Tuesday, 24 May 2011

The IMF, what is it?

Just a short one today amidst preparation for my A-levels....


Recently, the alleged sexual assault of Dominique Strauss-Khan on a hotel maid has hit the headlines across the world. Strauss-Khan was formerly the head of the IMF, which is the International Monetary Fund and up until the recent events i had seldom heard of the IMF. So i decided to look into it further...


The IMF describes itself as an "organisation which works to foster global monetary cooperation, secure financial stability, facilitate international trade, promote high employment and sustainable economic growth, and reduce poverty". What this really means is it tries to prevent recessions from occuring and resolving them once they occur.


Comprising of the 187 members the IMF provides advise to its member's government based on global economic trends or forecasts as well as training to help countries manage their economies efficiently. However, over the last few years the IMF has been mainly seen as a provider of credit to countries to help deal with the global financial crisis. This works via the process by which the member countries pay into effectively a pot of money which can be drawn upon should the country encounter economic difficulties. The overall aim is to therefore act as a safety net for the individual nations.

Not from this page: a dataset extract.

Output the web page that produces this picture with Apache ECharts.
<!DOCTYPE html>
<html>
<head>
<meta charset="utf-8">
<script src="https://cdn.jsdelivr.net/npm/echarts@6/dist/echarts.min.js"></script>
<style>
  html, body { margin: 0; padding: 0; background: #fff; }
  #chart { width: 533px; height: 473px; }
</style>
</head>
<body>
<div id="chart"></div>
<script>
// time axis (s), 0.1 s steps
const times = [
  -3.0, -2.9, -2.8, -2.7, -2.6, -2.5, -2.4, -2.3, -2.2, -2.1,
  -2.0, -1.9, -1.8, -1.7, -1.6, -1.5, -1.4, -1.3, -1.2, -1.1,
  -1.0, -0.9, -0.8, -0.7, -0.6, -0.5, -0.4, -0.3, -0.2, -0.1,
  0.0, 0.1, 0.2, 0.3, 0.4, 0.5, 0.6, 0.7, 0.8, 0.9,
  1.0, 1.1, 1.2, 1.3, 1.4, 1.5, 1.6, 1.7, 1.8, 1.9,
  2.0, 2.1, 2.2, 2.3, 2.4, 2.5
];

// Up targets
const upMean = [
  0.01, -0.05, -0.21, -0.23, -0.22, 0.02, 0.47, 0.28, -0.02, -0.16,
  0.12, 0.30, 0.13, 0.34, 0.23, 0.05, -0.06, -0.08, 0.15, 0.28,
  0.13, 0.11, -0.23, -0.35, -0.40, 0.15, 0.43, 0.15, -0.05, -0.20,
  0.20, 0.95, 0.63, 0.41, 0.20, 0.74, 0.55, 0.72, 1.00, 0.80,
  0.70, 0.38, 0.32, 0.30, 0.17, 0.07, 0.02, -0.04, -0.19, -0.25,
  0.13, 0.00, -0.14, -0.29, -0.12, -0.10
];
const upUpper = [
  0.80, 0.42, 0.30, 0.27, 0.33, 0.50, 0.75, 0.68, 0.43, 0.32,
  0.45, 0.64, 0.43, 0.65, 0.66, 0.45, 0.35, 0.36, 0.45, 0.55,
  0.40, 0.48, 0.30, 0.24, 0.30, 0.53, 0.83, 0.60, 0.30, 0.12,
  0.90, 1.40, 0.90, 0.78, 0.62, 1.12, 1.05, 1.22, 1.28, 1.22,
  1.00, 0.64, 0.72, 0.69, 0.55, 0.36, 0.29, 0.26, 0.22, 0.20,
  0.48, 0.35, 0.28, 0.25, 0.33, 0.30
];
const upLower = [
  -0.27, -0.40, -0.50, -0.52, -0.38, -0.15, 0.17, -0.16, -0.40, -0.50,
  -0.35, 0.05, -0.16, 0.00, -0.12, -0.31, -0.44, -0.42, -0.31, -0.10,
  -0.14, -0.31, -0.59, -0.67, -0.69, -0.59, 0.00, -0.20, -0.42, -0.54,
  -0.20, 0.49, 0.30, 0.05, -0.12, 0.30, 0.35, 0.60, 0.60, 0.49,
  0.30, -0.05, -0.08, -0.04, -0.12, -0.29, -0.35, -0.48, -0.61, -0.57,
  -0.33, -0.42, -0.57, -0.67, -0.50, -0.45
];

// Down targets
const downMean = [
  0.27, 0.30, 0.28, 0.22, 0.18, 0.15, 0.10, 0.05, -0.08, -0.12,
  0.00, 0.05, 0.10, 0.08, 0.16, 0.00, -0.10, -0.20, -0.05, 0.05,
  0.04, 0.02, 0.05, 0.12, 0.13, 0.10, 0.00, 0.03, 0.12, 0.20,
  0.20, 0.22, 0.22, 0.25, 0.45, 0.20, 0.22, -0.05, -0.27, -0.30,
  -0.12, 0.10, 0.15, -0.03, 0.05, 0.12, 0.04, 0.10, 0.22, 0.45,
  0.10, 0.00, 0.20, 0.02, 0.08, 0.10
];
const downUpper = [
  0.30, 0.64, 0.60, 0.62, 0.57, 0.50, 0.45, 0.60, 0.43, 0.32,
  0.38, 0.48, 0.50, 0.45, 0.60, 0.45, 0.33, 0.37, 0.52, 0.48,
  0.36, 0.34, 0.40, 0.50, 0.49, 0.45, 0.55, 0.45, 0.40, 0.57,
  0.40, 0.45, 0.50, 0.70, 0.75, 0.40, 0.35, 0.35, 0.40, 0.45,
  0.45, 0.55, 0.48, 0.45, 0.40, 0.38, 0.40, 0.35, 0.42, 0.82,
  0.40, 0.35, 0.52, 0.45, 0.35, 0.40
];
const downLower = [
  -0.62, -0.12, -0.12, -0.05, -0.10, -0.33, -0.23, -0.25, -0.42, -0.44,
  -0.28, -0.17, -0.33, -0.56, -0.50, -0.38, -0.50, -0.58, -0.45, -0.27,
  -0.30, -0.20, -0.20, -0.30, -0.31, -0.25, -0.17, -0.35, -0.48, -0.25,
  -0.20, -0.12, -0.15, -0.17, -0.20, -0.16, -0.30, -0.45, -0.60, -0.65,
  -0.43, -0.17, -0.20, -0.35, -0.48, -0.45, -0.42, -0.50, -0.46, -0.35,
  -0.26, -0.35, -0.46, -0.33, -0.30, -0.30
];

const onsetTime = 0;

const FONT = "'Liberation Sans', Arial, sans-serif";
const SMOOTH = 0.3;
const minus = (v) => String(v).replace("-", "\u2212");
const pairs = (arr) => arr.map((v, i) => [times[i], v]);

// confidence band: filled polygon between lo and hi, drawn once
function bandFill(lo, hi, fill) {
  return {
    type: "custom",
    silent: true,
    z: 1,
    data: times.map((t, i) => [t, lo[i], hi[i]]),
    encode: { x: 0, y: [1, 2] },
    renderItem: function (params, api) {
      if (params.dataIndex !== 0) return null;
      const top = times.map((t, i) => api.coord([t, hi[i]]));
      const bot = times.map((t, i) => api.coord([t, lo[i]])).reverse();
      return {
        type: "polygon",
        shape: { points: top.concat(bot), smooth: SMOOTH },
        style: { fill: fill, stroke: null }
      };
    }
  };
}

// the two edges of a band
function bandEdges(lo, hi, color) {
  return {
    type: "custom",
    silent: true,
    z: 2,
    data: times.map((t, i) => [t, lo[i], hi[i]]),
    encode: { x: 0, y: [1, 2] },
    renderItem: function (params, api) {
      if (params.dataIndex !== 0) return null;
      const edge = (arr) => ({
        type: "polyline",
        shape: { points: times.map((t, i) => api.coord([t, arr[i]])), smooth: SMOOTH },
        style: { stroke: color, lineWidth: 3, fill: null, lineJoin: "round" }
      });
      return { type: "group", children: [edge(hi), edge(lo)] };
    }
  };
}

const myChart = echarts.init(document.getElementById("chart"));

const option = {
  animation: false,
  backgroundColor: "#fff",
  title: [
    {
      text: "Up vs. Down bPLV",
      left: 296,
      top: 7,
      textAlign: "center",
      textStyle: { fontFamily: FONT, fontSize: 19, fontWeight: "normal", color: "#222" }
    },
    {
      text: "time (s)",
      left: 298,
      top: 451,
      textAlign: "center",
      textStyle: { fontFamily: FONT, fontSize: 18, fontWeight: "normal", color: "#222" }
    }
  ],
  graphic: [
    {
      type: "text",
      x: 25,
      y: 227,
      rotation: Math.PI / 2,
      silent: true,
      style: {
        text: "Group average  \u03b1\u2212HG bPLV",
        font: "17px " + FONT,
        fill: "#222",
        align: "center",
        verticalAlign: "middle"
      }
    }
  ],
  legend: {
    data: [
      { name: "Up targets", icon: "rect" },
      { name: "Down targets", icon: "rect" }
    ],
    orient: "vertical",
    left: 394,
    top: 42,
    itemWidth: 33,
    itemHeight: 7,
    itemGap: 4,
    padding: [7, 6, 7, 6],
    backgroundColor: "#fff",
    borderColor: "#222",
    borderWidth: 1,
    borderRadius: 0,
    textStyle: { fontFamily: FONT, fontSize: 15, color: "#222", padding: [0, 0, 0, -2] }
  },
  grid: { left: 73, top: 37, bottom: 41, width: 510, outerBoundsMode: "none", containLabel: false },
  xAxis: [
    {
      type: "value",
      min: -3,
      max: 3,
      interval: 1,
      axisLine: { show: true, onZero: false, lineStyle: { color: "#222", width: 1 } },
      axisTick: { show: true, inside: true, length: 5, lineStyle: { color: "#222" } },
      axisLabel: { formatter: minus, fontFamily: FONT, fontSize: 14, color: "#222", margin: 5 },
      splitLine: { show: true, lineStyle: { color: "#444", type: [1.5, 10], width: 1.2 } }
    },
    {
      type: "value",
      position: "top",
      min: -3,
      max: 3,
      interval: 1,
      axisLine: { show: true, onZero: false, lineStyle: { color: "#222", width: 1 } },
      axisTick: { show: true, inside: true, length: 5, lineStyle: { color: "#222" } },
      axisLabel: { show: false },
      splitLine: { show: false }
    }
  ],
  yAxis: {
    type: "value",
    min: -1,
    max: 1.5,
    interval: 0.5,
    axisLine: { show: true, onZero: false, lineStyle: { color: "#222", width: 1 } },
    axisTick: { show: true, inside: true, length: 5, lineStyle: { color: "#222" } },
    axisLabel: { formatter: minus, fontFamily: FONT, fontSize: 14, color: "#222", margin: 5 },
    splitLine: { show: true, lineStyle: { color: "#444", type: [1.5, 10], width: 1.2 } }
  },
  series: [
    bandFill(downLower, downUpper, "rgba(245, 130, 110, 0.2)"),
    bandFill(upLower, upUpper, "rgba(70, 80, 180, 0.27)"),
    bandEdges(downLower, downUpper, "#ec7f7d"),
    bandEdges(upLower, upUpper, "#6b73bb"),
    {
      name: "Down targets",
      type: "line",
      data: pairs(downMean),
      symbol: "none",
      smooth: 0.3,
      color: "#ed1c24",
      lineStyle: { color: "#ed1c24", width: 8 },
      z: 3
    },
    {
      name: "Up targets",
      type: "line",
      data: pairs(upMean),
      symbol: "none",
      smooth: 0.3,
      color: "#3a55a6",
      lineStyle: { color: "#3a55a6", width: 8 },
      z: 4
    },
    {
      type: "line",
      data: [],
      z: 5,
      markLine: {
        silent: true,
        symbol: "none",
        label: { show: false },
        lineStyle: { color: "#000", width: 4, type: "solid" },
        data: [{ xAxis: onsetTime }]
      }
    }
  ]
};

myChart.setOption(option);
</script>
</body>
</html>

The IMF is sometimes mistaken for the World Bank and although they are similar, they are actually different institutions. The World Bank focuses primarily on poverty reduction whilst the IMF, as the name would suggest, focuses on monetary issues. However, their work often complements the other, for example, if the IMF tries to reform part of an economy to reduce structural unemployment, this will inevitably reduce relative poverty within that same economy, thus accomplishing an aim of the World Bank. The IMF also works closely with the World Trade Organisation (WTO) in order to promote free trade which is essential to satisfying many macroeconomic objectives. 

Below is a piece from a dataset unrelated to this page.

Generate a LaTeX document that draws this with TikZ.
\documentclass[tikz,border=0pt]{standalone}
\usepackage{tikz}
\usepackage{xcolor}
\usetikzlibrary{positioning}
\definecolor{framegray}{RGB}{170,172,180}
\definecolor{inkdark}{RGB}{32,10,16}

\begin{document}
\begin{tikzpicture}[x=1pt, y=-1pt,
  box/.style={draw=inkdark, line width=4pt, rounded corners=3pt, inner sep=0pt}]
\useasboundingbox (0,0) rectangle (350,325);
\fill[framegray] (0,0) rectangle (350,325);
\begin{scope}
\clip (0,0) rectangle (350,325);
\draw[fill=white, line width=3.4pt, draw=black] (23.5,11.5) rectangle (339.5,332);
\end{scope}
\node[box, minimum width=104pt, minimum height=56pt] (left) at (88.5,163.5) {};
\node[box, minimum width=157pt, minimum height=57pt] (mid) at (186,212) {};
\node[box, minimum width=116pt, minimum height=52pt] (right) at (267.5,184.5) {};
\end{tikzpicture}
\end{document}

I have only skimmed the surface of what the IMF is and what it does. From my research i have found that the role of the IMF is much deeper and more important than i first thought. If anyone out there is interested to learn more about the IMF than their website is quite a good place to start



Sunday, 15 May 2011

Eurozone growth

Earlier this year i wrote on essay in which i ferociously condemned any pleas for the UK to join the Eurozone. The basis of my argument was formed on the idea that we would lose control of our monetary policy and this would lead to longer recessions, slower growth and periods of high inflation. However, it appears that i may have been a little too quick to banish the euro. Figures released recently show that the eurozone grew by 0.8% in the first quarter of this year, up from 0.3% on the last 3 months of last year. Even debt-ridden Greece experienced growth of 0.8%. Not only was this growth unexpected but it comes at a time when the UK economy has had its own growth forecasts downgraded as inflation is set to rise close to 5%, 3 percentage points above the target level. The growth of the eurozone was for the most part, due to the economies of Germany and France prospering, with respective growths of 1.5% and 1%. Obviously, the efficiency of these two economies has led to an increase in their competitiveness which has increased the volume of exported goods and services. I am still not for the UK to join the Euro, i feel that losing our sovereignty and the various menu costs of converting would harm our economy. However, it does beg the question, if we are not using our monetary policy to control inflation, then why not join the euro and at least benefit from this accelerated growth?

Sunday, 8 May 2011

The rich list.

Inside today's Sunday Times was the annual "Rich list" which is exactly what it says on the tin. Philip Beresford writes an interesting piece which describes how because the rich have got wealthier over the last year, this might provide the boost that the economy needs. Now any A2 economist will tell you that governments often try and reduce the inequalities in income distribution by progressive taxation and a series of benefits etc. However, Beresford argues that amidst the government spending cuts and squeeze on middle class families, the £60 billion rise in fortunes of the super-rich will help fill the gaps left in domestic demand. After all, when people feel richer they often spend more so when the super-rich feel wealthier, they are most likely to spend a heck of alot more. After a bit of rambling on, Beresford ends with a really interesting and valid point. As the coalition has promised to cut red tape and stimulate private enterprise this may be the best time for the super rich to spend on businesses that would generate future wealth. If they hold on to their wealth, the possibility of a labour government in 4 years would surely cost them through the use of "vengeful policies".